Date: May 06 2012
LOVE HIM or hate him, in 18 months a newly minted prime minister Tony Abbott will be moving his family into The Lodge, according to some of the country's most respected political veterans.
But party elders are divided on how ready he is for the job.
One of Mr Abbott's firmest supporters, former prime minister John Howard, told the Sunday Canberra Times the former Rhodes scholar was well-prepared for the role.
''Indeed he has had more senior ministerial experience than either Kevin Rudd or Julia Gillard did before they assumed the office,'' Mr Howard said.
''He is highly intelligent, very articulate and has a genuine interest in people, a requisite skill for any successful prime minister.''
However, veteran politician and former Queensland premier Peter Beattie said Mr Abbott's negativity was a hindrance to becoming an effective leader of Australia.
''If there was a gold medal for whingeing at the Olympics, Tony would win triple gold in London,'' Mr Beattie said.
While Mr Beattie conceded the member for Warringah's combative approach had won the public's support, he said Mr Abbott needed to present himself as a real alternative prime minister.
''He needs to stop whingeing and set out clear policies for Australia's future,'' Mr Beattie said.
''He is obviously an intelligent man but he needs to be more positive.
''Australians have not seen his long-term vision for Australia and are keen to see his detailed policies on innovation, renewable energies, education and health.
''And he needs to be more bipartisan.

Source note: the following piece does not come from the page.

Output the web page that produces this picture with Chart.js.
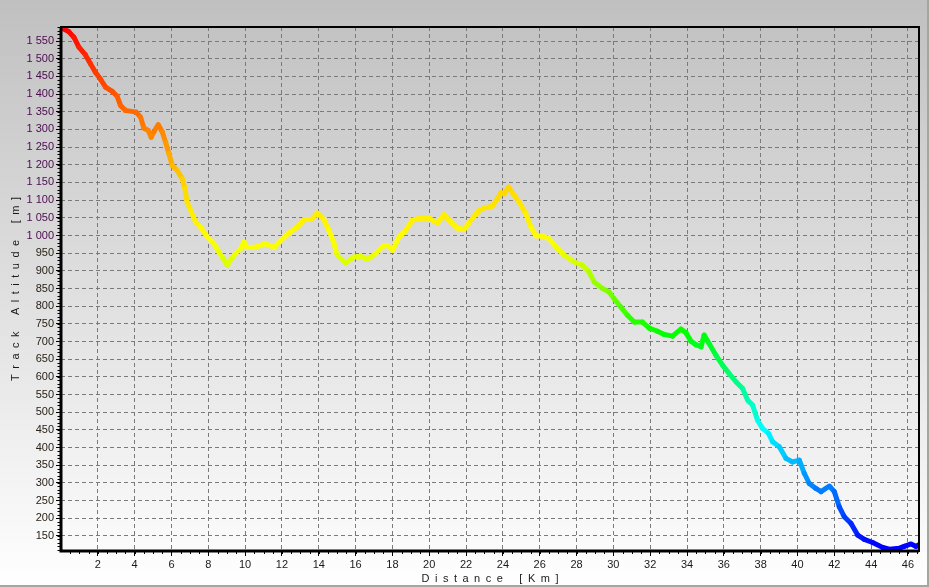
<!DOCTYPE html>
<html>
<head>
<meta charset="utf-8">
<title>Track Altitude</title>
<script src="https://cdn.jsdelivr.net/npm/chart.js@4.4.1/dist/chart.umd.min.js"></script>
<style>
  html, body { margin: 0; padding: 0; background: #fff; }
  canvas { display: block; }
</style>
</head>
<body>
<canvas id="profile" width="929" height="587"></canvas>
<script>
const distanceKm = [
  0.0, 0.42, 0.7, 0.97, 1.33, 1.6, 1.87, 2.15, 2.42, 2.78,
  3.05, 3.23, 3.5, 4.08, 4.32, 4.5, 4.74, 4.9, 5.04, 5.28,
  5.5, 5.68, 5.86, 6.04, 6.31, 6.58, 6.73, 6.85, 7.04, 7.31,
  7.58, 7.94, 8.3, 8.58, 8.8, 9.03, 9.39, 9.76, 9.93, 10.1,
  10.57, 11.1, 11.57, 11.93, 12.38, 12.83, 13.2, 13.6, 13.92, 14.28,
  14.55, 14.83, 15.0, 15.46, 15.9, 16.28, 16.64, 17.09, 17.5, 17.72,
  18.0, 18.36, 18.72, 19.08, 19.45, 19.99, 20.44, 20.8, 21.17, 21.53,
  21.89, 22.26, 22.7, 23.07, 23.43, 23.7, 23.89, 24.07, 24.3, 24.52,
  24.88, 25.24, 25.52, 25.79, 26.15, 26.5, 26.88, 27.33, 27.87, 28.32,
  28.68, 28.96, 29.41, 29.77, 30.04, 30.4, 30.77, 31.13, 31.58, 31.95,
  32.4, 32.76, 33.21, 33.67, 33.94, 34.21, 34.48, 34.76, 34.93, 35.2,
  35.57, 35.93, 36.29, 36.66, 37.02, 37.29, 37.56, 37.83, 38.1, 38.43,
  38.65, 39.01, 39.38, 39.73, 40.1, 40.37, 40.64, 41.0, 41.28, 41.73,
  42.0, 42.27, 42.54, 42.91, 43.27, 43.63, 44.08, 44.63, 44.99, 45.53,
  45.8, 46.17, 46.44, 46.56
];
const altitudeM = [
  1588, 1577, 1561, 1533, 1511, 1486, 1462, 1442, 1420, 1408,
  1394, 1368, 1354, 1349, 1335, 1304, 1297, 1278, 1293, 1314,
  1293, 1264, 1232, 1198, 1184, 1161, 1133, 1095, 1071, 1038,
  1024, 996, 977, 953, 935, 916, 944, 963, 982, 966,
  967, 977, 966, 986, 1007, 1024, 1045, 1045, 1064, 1045,
  1015, 977, 944, 922, 939, 941, 932, 949, 970, 972,
  958, 996, 1015, 1043, 1048, 1049, 1035, 1059, 1038, 1021,
  1017, 1043, 1071, 1079, 1083, 1104, 1121, 1118, 1137, 1121,
  1095, 1062, 1024, 999, 998, 991, 968, 944, 925, 916,
  897, 868, 850, 840, 821, 798, 774, 755, 755, 738,
  729, 720, 715, 735, 725, 701, 691, 685, 718, 694,
  661, 633, 609, 586, 567, 534, 520, 477, 454, 440,
  416, 402, 369, 359, 364, 327, 298, 284, 275, 291,
  275, 232, 204, 185, 152, 140, 131, 117, 112, 115,
  120, 127, 120, 124
];
const xTickValues = [2, 4, 6, 8, 10, 12, 14, 16, 18, 20, 22, 24, 26, 28, 30, 32, 34, 36, 38, 40, 42, 44, 46];
const yTickValues = [150, 200, 250, 300, 350, 400, 450, 500, 550, 600, 650, 700, 750, 800, 850, 900, 950,
  1000, 1050, 1100, 1150, 1200, 1250, 1300, 1350, 1400, 1450, 1500, 1550];

// altitude -> hue (red at the top, blue at the bottom)
const hueStops = [[1590, 0], [1300, 30], [1140, 50], [1040, 57], [960, 62], [910, 72], [720, 120], [450, 180], [120, 240]];

const altColor = (alt) => {
  if (alt >= hueStops[0][0]) return "hsl(0, 100%, 50%)";
  let h = 240;
  for (let i = 0; i < hueStops.length - 1; i++) {
    const [a0, h0] = hueStops[i];
    const [a1, h1] = hueStops[i + 1];
    if (alt <= a0 && alt >= a1) {
      h = h0 + (h1 - h0) * (a0 - alt) / (a0 - a1);
      break;
    }
  }
  return "hsl(" + h.toFixed(1) + ", 100%, 50%)";
};

const fmtThousands = (v) => {
  if (v < 1000) return String(v);
  return Math.floor(v / 1000) + " " + String(v % 1000).padStart(3, "0");
};

// the titles are spread out letter by letter, as in the original
const spread = (words) => words.map((w) => w.split("").join("\u2002")).join("\u2002\u2002\u2002");

const FONT = "'Liberation Sans', Arial, sans-serif";

const background = {
  id: "background",
  beforeDraw(chart) {
    const { ctx, width, height } = chart;
    const g = ctx.createLinearGradient(0, 0, 0, height);
    g.addColorStop(0, "#c0c0c0");
    g.addColorStop(1, "#ffffff");
    ctx.save();
    ctx.fillStyle = g;
    ctx.fillRect(0, 0, width, height);
    ctx.restore();
  },
  afterDraw(chart) {
    const { ctx, width, height } = chart;
    ctx.save();
    ctx.fillStyle = "#a6a69e";
    ctx.fillRect(width - 2, 0, 2, height);
    ctx.fillRect(0, height - 2, width, 2);
    ctx.restore();
  },
};

const frame = {
  id: "frame",
  afterDatasetsDraw(chart) {
    const { ctx, chartArea: a, scales: { x, y } } = chart;
    ctx.save();
    ctx.strokeStyle = "#000";
    ctx.lineWidth = 2;
    ctx.strokeRect(a.left, a.top, a.right - a.left, a.bottom - a.top);
    ctx.lineWidth = 3;
    ctx.beginPath();
    ctx.moveTo(a.left, a.top);
    ctx.lineTo(a.left, a.bottom);
    ctx.lineTo(a.right, a.bottom);
    ctx.stroke();

    // minor ticks
    ctx.lineWidth = 1;
    ctx.beginPath();
    for (let i = 1; i <= 93; i++) {
      const px = Math.round(x.getPixelForValue(i * 0.5)) + 0.5;
      ctx.moveTo(px, a.bottom);
      ctx.lineTo(px, a.bottom + 3);
    }
    for (let m = 110; m <= 1590; m += 10) {
      const py = Math.round(y.getPixelForValue(m)) + 0.5;
      ctx.moveTo(a.left - 3.5, py);
      ctx.lineTo(a.left, py);
    }
    ctx.stroke();
    ctx.restore();
  },
};

const points = distanceKm.map((d, i) => ({ x: d, y: altitudeM[i] }));

new Chart(document.getElementById("profile"), {
  type: "line",
  data: {
    datasets: [
      {
        data: points,
        borderWidth: 5,
        pointRadius: 0,
        tension: 0,
        borderJoinStyle: "round",
        borderCapStyle: "round",
        borderColor: "#ff0000",
        segment: {
          borderColor: (c) => altColor((c.p0.parsed.y + c.p1.parsed.y) / 2),
        },
      },
    ],
  },
  options: {
    responsive: false,
    animation: false,
    layout: { padding: { top: 27, right: 10, left: 0, bottom: 0 } },
    plugins: {
      legend: { display: false },
      tooltip: { enabled: false },
    },
    scales: {
      x: {
        type: "linear",
        min: 0,
        max: 46.6,
        afterBuildTicks: (s) => {
          s.ticks = xTickValues.map((v) => ({ value: v }));
        },
        afterFit: (s) => {
          s.height = 36;
        },
        grid: {
          color: "#7a7a7a",
          lineWidth: 1,
          drawTicks: true,
          tickLength: 5,
          tickColor: "#000",
          tickWidth: 1,
        },
        border: { display: false, dash: [4, 3] },
        ticks: {
          color: "#1a1a1a",
          font: { family: FONT, size: 11 },
          padding: 2,
          maxRotation: 0,
          autoSkip: false,
        },
        title: {
          display: true,
          text: spread(["Distance", "[Km]"]),
          color: "#1a1a1a",
          font: { family: FONT, size: 11 },
          padding: { top: 0, bottom: 1 },
        },
      },
      y: {
        type: "linear",
        min: 107,
        max: 1590,
        afterBuildTicks: (s) => {
          s.ticks = yTickValues.map((v) => ({ value: v }));
        },
        afterFit: (s) => {
          s.width = 61;
        },
        grid: {
          color: "#7a7a7a",
          lineWidth: 1,
          drawTicks: true,
          tickLength: 5,
          tickColor: "#000",
          tickWidth: 1,
        },
        border: { display: false, dash: [4, 3] },
        ticks: {
          color: (c) => (c.tick && c.tick.value >= 1000 ? "#4b0a50" : "#2a2218"),
          font: { family: FONT, size: 11 },
          padding: 2,
          autoSkip: false,
          callback: (v) => fmtThousands(v),
        },
        title: {
          display: true,
          text: spread(["Track", "Altitude", "[m]"]),
          color: "#1a1a1a",
          font: { family: FONT, size: 11 },
          padding: { top: 9, bottom: 0 },
        },
      },
    },
  },
  plugins: [background, frame],
});
</script>
</body>
</html>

Not all the good players are on the one side of politics.''
Mr Abbott's negotiation skills robbed him of the prime ministership after the last election, when he failed to woo the support of key independents to form a minority government.
He also has a strained relationship with the Greens, whose vote he may need to attract to pass legislation through the Senate.
Australian National University political pundit Professor John Warhurst said Mr Abbott's cause would be aided by wholesale change in the shadow cabinet, where many Howard-era favourites cling to senior positions.
''He's always spruiking the experience of his shadow ministry but some of them have had their time and he needs to be willing to promote newcomers,'' Professor Warhurst said.
''Tony has a tendency to hang on to people for too long; for example Bronwyn Bishop is still in the shadow ministry and now would be a good time to say 'thank you for the contribution' and move on to younger people.
''There's people like [Senator] Arthur Sinodinos, the former staff member for John Howard, [who] is an example of a newcomer who needs promotion.
''We're halfway through a term so if he's going to give people experience he needs to do it now.''
Former Victorian premier Jeff Kennett said Mr Abbott could be a three-term prime minister if he can address the negatives now.
''I think, once he takes the step from opposition leader to prime minister, the community will see a very different side to him,'' he said.